It would be foolhardy to wear a futuristic cap and look “beyond the horizon” when the tech trends are changing pace rapidly.
I remember the time when the semantic web was the rage with a rash of PhD’s for “tagging” content. I still hold value in that promise versus the spate of unstructured data. Hiring patterns, endowments, backroom conversations and conferences usually shape the dominant narrative.
Howsoever, staid the Japanese companies maybe, they have perfected the art of making products that transcend these broad trends. So when the CEO speaks of something, I usually listen. While society as a whole may be xenophobic and extremely rigid hierarchical structures, it serves them well.
The last highlight is essential from the perspective of healthcare technology, wherein the 5G is being hyped for “remote surgeries”. I don’t foresee that happening beyond a few technology demonstrators because a lot depends on underlying technology; spectrum issues, interference, fibre etc.

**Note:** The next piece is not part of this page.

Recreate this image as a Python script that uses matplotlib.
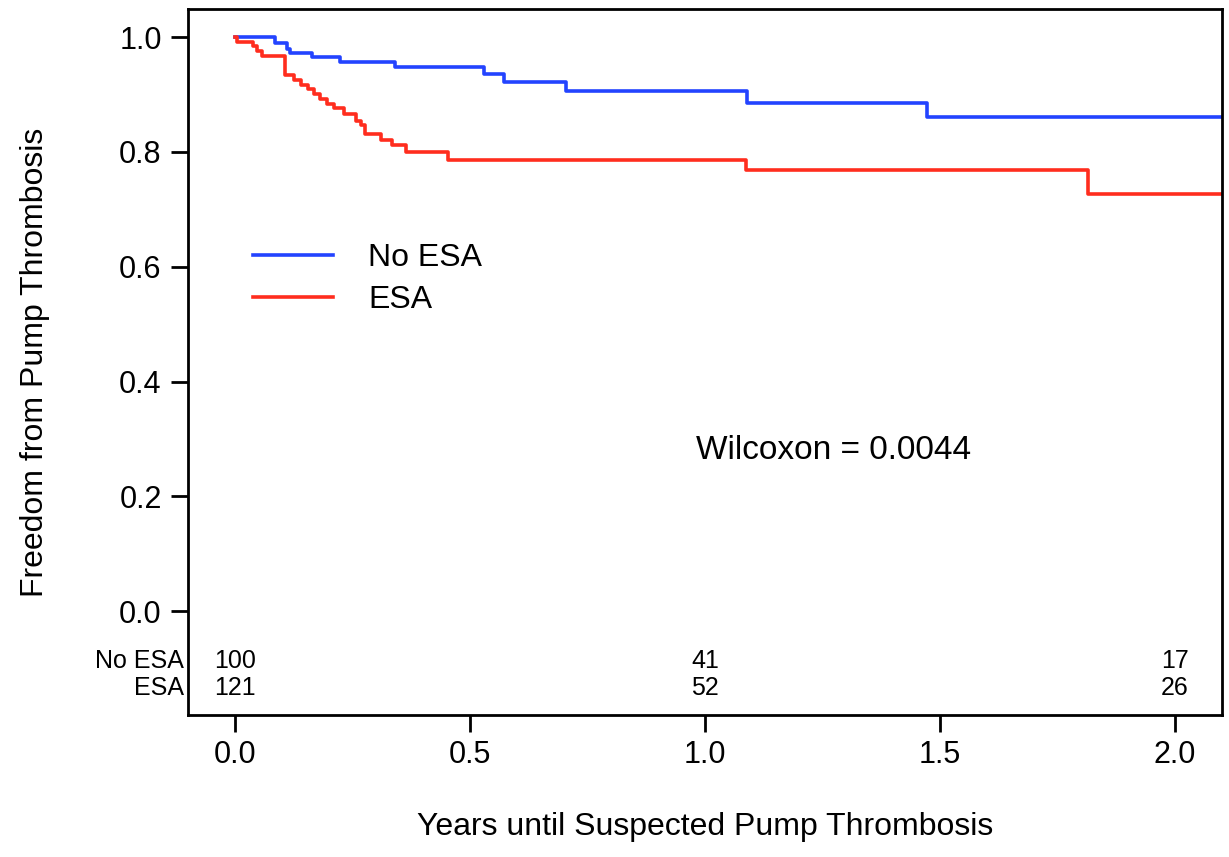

Having restored investors’ trust, Yoshida prefers to keep his options open in a changing world. As its display at CES showed, he wants Sony to take a bigger share of the growing market for self-driving vehicles by selling packages of sensors, including crucial “lidar” vision sensors, to automakers. Further into the future, he sees Sony sensors and technology embedded in many devices. “I sometimes think that the ‘internet of things’ is just a transition to the ‘intelligence of things.'”
So the IoT would be more “autonomous” to gain “intelligence” of its own. It has enormous implications for the current technology and how we backport the future changes. (I have been thinking about the open designs too).